# WHAT IS BEING ASKED
Repeat what the lines below say, word for word, and skip every image.

==== DATA SUPPLIED

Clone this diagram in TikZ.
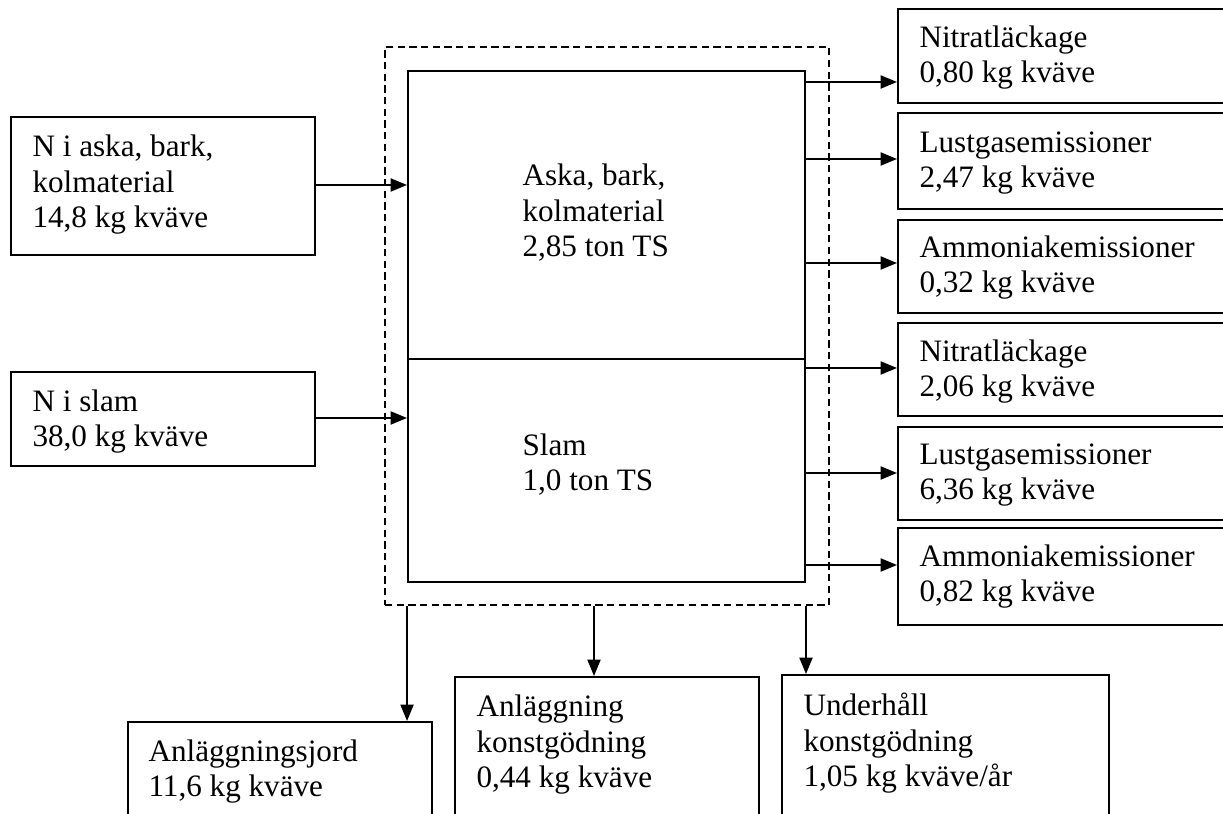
\documentclass[tikz,border=0pt]{standalone}
\usepackage{fontspec}
\setmainfont{Liberation Serif}
\usetikzlibrary{fit,arrows.meta}
\begin{document}
\begin{tikzpicture}[x=0.385pt,y=-0.385pt,
  box/.style={draw,line width=0.75pt,inner sep=0pt},
  dbox/.style={draw,line width=0.75pt,inner sep=0pt,dash pattern=on 2.8pt off 1.7pt},
  arr/.style={line width=0.75pt,-{Triangle[length=6.3pt,width=5pt]}},
  txt/.style={anchor=base west,align=left,inner sep=0pt,font=\fontsize{12pt}{13.8pt}\selectfont}]
\useasboundingbox (0,0) rectangle (1223,814);
\clip (0,0) rectangle (1223,814);
% central boxes
\node[dbox,fit={(385,47) (829,605)}] (sys) {};
\node[box,fit={(408,71) (805,359)}] (aska) {};
\node[box,fit={(408,359) (805,582)}] (slam) {};
% inputs
\node[box,fit={(11,117) (315,255)}] (in1) {};
\node[box,fit={(11,372) (315,466)}] (in2) {};
% outputs right
\node[box,fit={(898,9) (1240,103)}] (r1) {};
\node[box,fit={(898,113) (1240,209)}] (r2) {};
\node[box,fit={(898,220) (1240,313)}] (r3) {};
\node[box,fit={(898,323) (1240,416)}] (r4) {};
\node[box,fit={(898,427) (1240,520)}] (r5) {};
\node[box,fit={(898,528) (1240,625)}] (r6) {};
% outputs bottom
\node[box,fit={(128,722) (432,840)}] (b1) {};
\node[box,fit={(455,677) (759,840)}] (b2) {};
\node[box,fit={(782,675) (1109,840)}] (b3) {};
% texts (anchor at baseline of last line)
\node[txt] (t1) at (32,228) {N i aska, bark,\\kolmaterial\\14,8 kg kväve};
\node[txt] (t2) at (32,447) {N i slam\\38,0 kg kväve};
\node[txt] (ta) at (522,257) {Aska, bark,\\kolmaterial\\2,85 ton TS};
\node[txt] (ts) at (522,491) {Slam\\1,0 ton TS};
\node[txt] (tr1) at (919,83) {Nitratläckage\\0,80 kg kväve};
\node[txt] (tr2) at (919,188) {Lustgasemissioner\\2,47 kg kväve};
\node[txt] (tr3) at (919,293) {Ammoniakemissioner\\0,32 kg kväve};
\node[txt] (tr4) at (919,397) {Nitratläckage\\2,06 kg kväve};
\node[txt] (tr5) at (919,500) {Lustgasemissioner\\6,36 kg kväve};
\node[txt] (tr6) at (919,602) {Ammoniakemissioner\\0,82 kg kväve};
\node[txt] (tb1) at (148,797) {Anläggningsjord\\11,6 kg kväve};
\node[txt] (tb2) at (476,788) {Anläggning\\konstgödning\\0,44 kg kväve};
\node[txt] (tb3) at (803,787) {Underhåll\\konstgödning\\1,05 kg kväve/år};
% input arrows
\draw[arr] (in1.east |- 0,185) -- (aska.west |- 0,185);
\draw[arr] (in2.east |- 0,418) -- (slam.west |- 0,418);
% right arrows
\draw[arr] (aska.east |- 0,82) -- (r1.west |- 0,82);
\draw[arr] (aska.east |- 0,159) -- (r2.west |- 0,159);
\draw[arr] (aska.east |- 0,263) -- (r3.west |- 0,263);
\draw[arr] (slam.east |- 0,368) -- (r4.west |- 0,368);
\draw[arr] (slam.east |- 0,473) -- (r5.west |- 0,473);
\draw[arr] (slam.east |- 0,565) -- (r6.west |- 0,565);
% bottom arrows
\draw[arr] (sys.south -| slam.west) -- (b1.north -| slam.west);
\draw[arr] (sys.south -| 594,0) -- (b2.north -| 594,0);
\draw[arr] (sys.south -| slam.east) -- (b3.north -| slam.east);
\end{tikzpicture}
\end{document}
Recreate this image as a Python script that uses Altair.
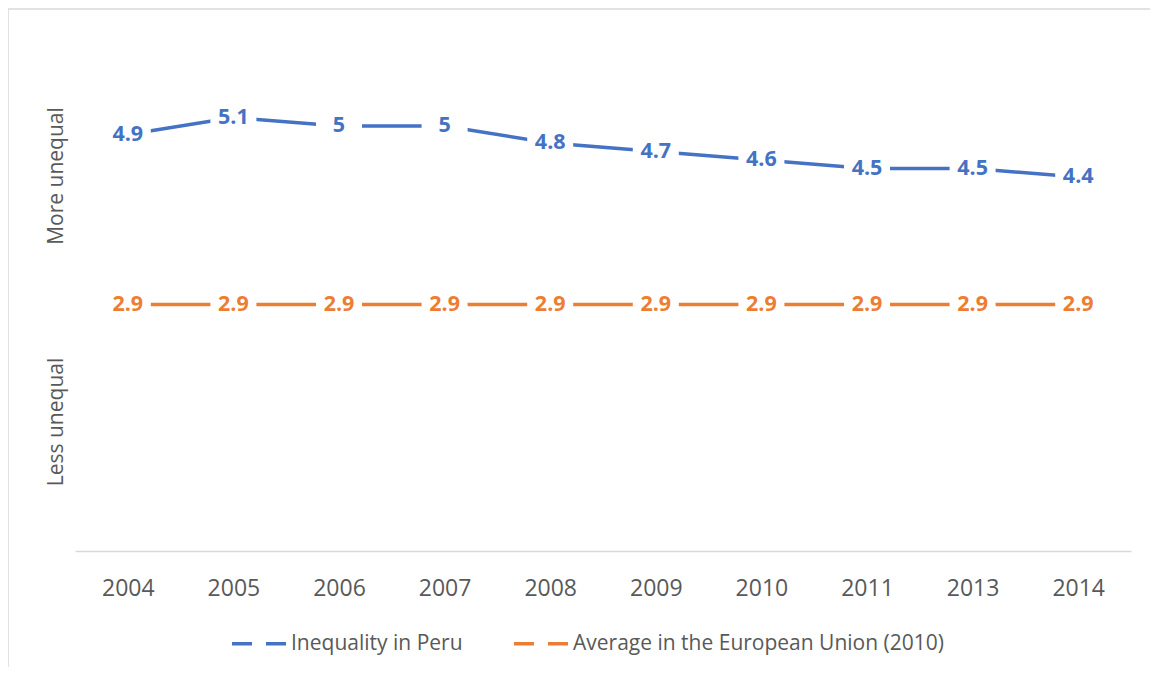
import altair as alt
import pandas as pd

years = ["2004", "2005", "2006", "2007", "2008", "2009", "2010", "2011", "2013", "2014"]
peru = [4.9, 5.1, 5.0, 5.0, 4.8, 4.7, 4.6, 4.5, 4.5, 4.4]
eu = [2.9, 2.9, 2.9, 2.9, 2.9, 2.9, 2.9, 2.9, 2.9, 2.9]
series_names = ["Inequality in Peru", "Average in the European Union (2010)"]
colors = ["#4472C4", "#ED7D31"]
side_labels = ["More unequal", "Less unequal"]

rows = []
for name, vals in zip(series_names, [peru, eu]):
    for y, v in zip(years, vals):
        rows.append({"year": y, "series": name, "value": v, "label": f"{v:g}"})
df = pd.DataFrame(rows)

FONT = "Open Sans"
GREY = "#595959"

x_enc = alt.X(
    "year:N",
    sort=years,
    scale=alt.Scale(type="point", padding=0.5),
    axis=alt.Axis(
        title=None,
        labelFont=FONT,
        labelFontSize=23,
        labelColor=GREY,
        labelAngle=0,
        ticks=False,
        tickSize=0,
        grid=False,
        domainColor="#d9d9d9",
        domainWidth=1.5,
        labelPadding=26,
    ),
)
y_enc = alt.Y("value:Q", scale=alt.Scale(domain=[0, 6]), axis=None)
color_enc = alt.Color(
    "series:N",
    scale=alt.Scale(domain=series_names, range=colors),
    legend=alt.Legend(
        orient="none",
        legendX=155,
        legendY=573,
        direction="horizontal",
        title=None,
        symbolType="stroke",
        symbolSize=3025,
        symbolStrokeWidth=3.5,
        symbolDash=[20, 14],
        labelFont=FONT,
        labelFontSize=21,
        labelColor=GREY,
        labelOffset=2,
        labelLimit=0,
        columnPadding=44,
        padding=0,
    ),
)

base = alt.Chart(df).encode(x=x_enc, y=y_enc, color=color_enc)

lines = base.mark_line(strokeWidth=3.5)
boxes = base.mark_point(
    shape="M-1,-0.65L1,-0.65L1,0.65L-1,0.65Z",
    filled=True,
    size=2116,
    opacity=1,
    strokeWidth=0,
).encode(color=alt.value("white"))
texts = base.mark_text(
    font=FONT, fontSize=21.5, fontWeight="bold", baseline="middle", align="center"
).encode(text="label:N")

one = pd.DataFrame({"a": [0]})
border = alt.Chart(one).mark_rect(fillOpacity=0, stroke="#d9d9d9", strokeWidth=1.5).encode(
    x=alt.value(-67), x2=alt.value(1400), y=alt.value(-32), y2=alt.value(900)
)
more = alt.Chart(one).mark_text(
    angle=270, font=FONT, fontSize=21, color=GREY, align="center", baseline="middle"
).encode(text=alt.value(side_labels[0]), x=alt.value(-18), y=alt.value(135))
less = alt.Chart(one).mark_text(
    angle=270, font=FONT, fontSize=21, color=GREY, align="center", baseline="middle"
).encode(text=alt.value(side_labels[1]), x=alt.value(-18), y=alt.value(381))

chart = (
    alt.layer(border, lines, boxes, texts, more, less)
    .properties(
        width=1056,
        height=510,
        autosize="none",
        padding={"left": 67, "top": 33, "right": 19, "bottom": 116},
    )
    .configure_view(strokeWidth=0)
)

chart.save("out.html", embed_options={"renderer": "svg", "actions": False})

========

# FULL OUTPUT
Clone this diagram in TikZ.
\documentclass[tikz,border=0pt]{standalone}
\usepackage{fontspec}
\setmainfont{Liberation Serif}
\usetikzlibrary{fit,arrows.meta}
\begin{document}
\begin{tikzpicture}[x=0.385pt,y=-0.385pt,
  box/.style={draw,line width=0.75pt,inner sep=0pt},
  dbox/.style={draw,line width=0.75pt,inner sep=0pt,dash pattern=on 2.8pt off 1.7pt},
  arr/.style={line width=0.75pt,-{Triangle[length=6.3pt,width=5pt]}},
  txt/.style={anchor=base west,align=left,inner sep=0pt,font=\fontsize{12pt}{13.8pt}\selectfont}]
\useasboundingbox (0,0) rectangle (1223,814);
\clip (0,0) rectangle (1223,814);
% central boxes
\node[dbox,fit={(385,47) (829,605)}] (sys) {};
\node[box,fit={(408,71) (805,359)}] (aska) {};
\node[box,fit={(408,359) (805,582)}] (slam) {};
% inputs
\node[box,fit={(11,117) (315,255)}] (in1) {};
\node[box,fit={(11,372) (315,466)}] (in2) {};
% outputs right
\node[box,fit={(898,9) (1240,103)}] (r1) {};
\node[box,fit={(898,113) (1240,209)}] (r2) {};
\node[box,fit={(898,220) (1240,313)}] (r3) {};
\node[box,fit={(898,323) (1240,416)}] (r4) {};
\node[box,fit={(898,427) (1240,520)}] (r5) {};
\node[box,fit={(898,528) (1240,625)}] (r6) {};
% outputs bottom
\node[box,fit={(128,722) (432,840)}] (b1) {};
\node[box,fit={(455,677) (759,840)}] (b2) {};
\node[box,fit={(782,675) (1109,840)}] (b3) {};
% texts (anchor at baseline of last line)
\node[txt] (t1) at (32,228) {N i aska, bark,\\kolmaterial\\14,8 kg kväve};
\node[txt] (t2) at (32,447) {N i slam\\38,0 kg kväve};
\node[txt] (ta) at (522,257) {Aska, bark,\\kolmaterial\\2,85 ton TS};
\node[txt] (ts) at (522,491) {Slam\\1,0 ton TS};
\node[txt] (tr1) at (919,83) {Nitratläckage\\0,80 kg kväve};
\node[txt] (tr2) at (919,188) {Lustgasemissioner\\2,47 kg kväve};
\node[txt] (tr3) at (919,293) {Ammoniakemissioner\\0,32 kg kväve};
\node[txt] (tr4) at (919,397) {Nitratläckage\\2,06 kg kväve};
\node[txt] (tr5) at (919,500) {Lustgasemissioner\\6,36 kg kväve};
\node[txt] (tr6) at (919,602) {Ammoniakemissioner\\0,82 kg kväve};
\node[txt] (tb1) at (148,797) {Anläggningsjord\\11,6 kg kväve};
\node[txt] (tb2) at (476,788) {Anläggning\\konstgödning\\0,44 kg kväve};
\node[txt] (tb3) at (803,787) {Underhåll\\konstgödning\\1,05 kg kväve/år};
% input arrows
\draw[arr] (in1.east |- 0,185) -- (aska.west |- 0,185);
\draw[arr] (in2.east |- 0,418) -- (slam.west |- 0,418);
% right arrows
\draw[arr] (aska.east |- 0,82) -- (r1.west |- 0,82);
\draw[arr] (aska.east |- 0,159) -- (r2.west |- 0,159);
\draw[arr] (aska.east |- 0,263) -- (r3.west |- 0,263);
\draw[arr] (slam.east |- 0,368) -- (r4.west |- 0,368);
\draw[arr] (slam.east |- 0,473) -- (r5.west |- 0,473);
\draw[arr] (slam.east |- 0,565) -- (r6.west |- 0,565);
% bottom arrows
\draw[arr] (sys.south -| slam.west) -- (b1.north -| slam.west);
\draw[arr] (sys.south -| 594,0) -- (b2.north -| 594,0);
\draw[arr] (sys.south -| slam.east) -- (b3.north -| slam.east);
\end{tikzpicture}
\end{document}
Recreate this image as a Python script that uses Altair.
import altair as alt
import pandas as pd

years = ["2004", "2005", "2006", "2007", "2008", "2009", "2010", "2011", "2013", "2014"]
peru = [4.9, 5.1, 5.0, 5.0, 4.8, 4.7, 4.6, 4.5, 4.5, 4.4]
eu = [2.9, 2.9, 2.9, 2.9, 2.9, 2.9, 2.9, 2.9, 2.9, 2.9]
series_names = ["Inequality in Peru", "Average in the European Union (2010)"]
colors = ["#4472C4", "#ED7D31"]
side_labels = ["More unequal", "Less unequal"]

rows = []
for name, vals in zip(series_names, [peru, eu]):
    for y, v in zip(years, vals):
        rows.append({"year": y, "series": name, "value": v, "label": f"{v:g}"})
df = pd.DataFrame(rows)

FONT = "Open Sans"
GREY = "#595959"

x_enc = alt.X(
    "year:N",
    sort=years,
    scale=alt.Scale(type="point", padding=0.5),
    axis=alt.Axis(
        title=None,
        labelFont=FONT,
        labelFontSize=23,
        labelColor=GREY,
        labelAngle=0,
        ticks=False,
        tickSize=0,
        grid=False,
        domainColor="#d9d9d9",
        domainWidth=1.5,
        labelPadding=26,
    ),
)
y_enc = alt.Y("value:Q", scale=alt.Scale(domain=[0, 6]), axis=None)
color_enc = alt.Color(
    "series:N",
    scale=alt.Scale(domain=series_names, range=colors),
    legend=alt.Legend(
        orient="none",
        legendX=155,
        legendY=573,
        direction="horizontal",
        title=None,
        symbolType="stroke",
        symbolSize=3025,
        symbolStrokeWidth=3.5,
        symbolDash=[20, 14],
        labelFont=FONT,
        labelFontSize=21,
        labelColor=GREY,
        labelOffset=2,
        labelLimit=0,
        columnPadding=44,
        padding=0,
    ),
)

base = alt.Chart(df).encode(x=x_enc, y=y_enc, color=color_enc)

lines = base.mark_line(strokeWidth=3.5)
boxes = base.mark_point(
    shape="M-1,-0.65L1,-0.65L1,0.65L-1,0.65Z",
    filled=True,
    size=2116,
    opacity=1,
    strokeWidth=0,
).encode(color=alt.value("white"))
texts = base.mark_text(
    font=FONT, fontSize=21.5, fontWeight="bold", baseline="middle", align="center"
).encode(text="label:N")

one = pd.DataFrame({"a": [0]})
border = alt.Chart(one).mark_rect(fillOpacity=0, stroke="#d9d9d9", strokeWidth=1.5).encode(
    x=alt.value(-67), x2=alt.value(1400), y=alt.value(-32), y2=alt.value(900)
)
more = alt.Chart(one).mark_text(
    angle=270, font=FONT, fontSize=21, color=GREY, align="center", baseline="middle"
).encode(text=alt.value(side_labels[0]), x=alt.value(-18), y=alt.value(135))
less = alt.Chart(one).mark_text(
    angle=270, font=FONT, fontSize=21, color=GREY, align="center", baseline="middle"
).encode(text=alt.value(side_labels[1]), x=alt.value(-18), y=alt.value(381))

chart = (
    alt.layer(border, lines, boxes, texts, more, less)
    .properties(
        width=1056,
        height=510,
        autosize="none",
        padding={"left": 67, "top": 33, "right": 19, "bottom": 116},
    )
    .configure_view(strokeWidth=0)
)

chart.save("out.html", embed_options={"renderer": "svg", "actions": False})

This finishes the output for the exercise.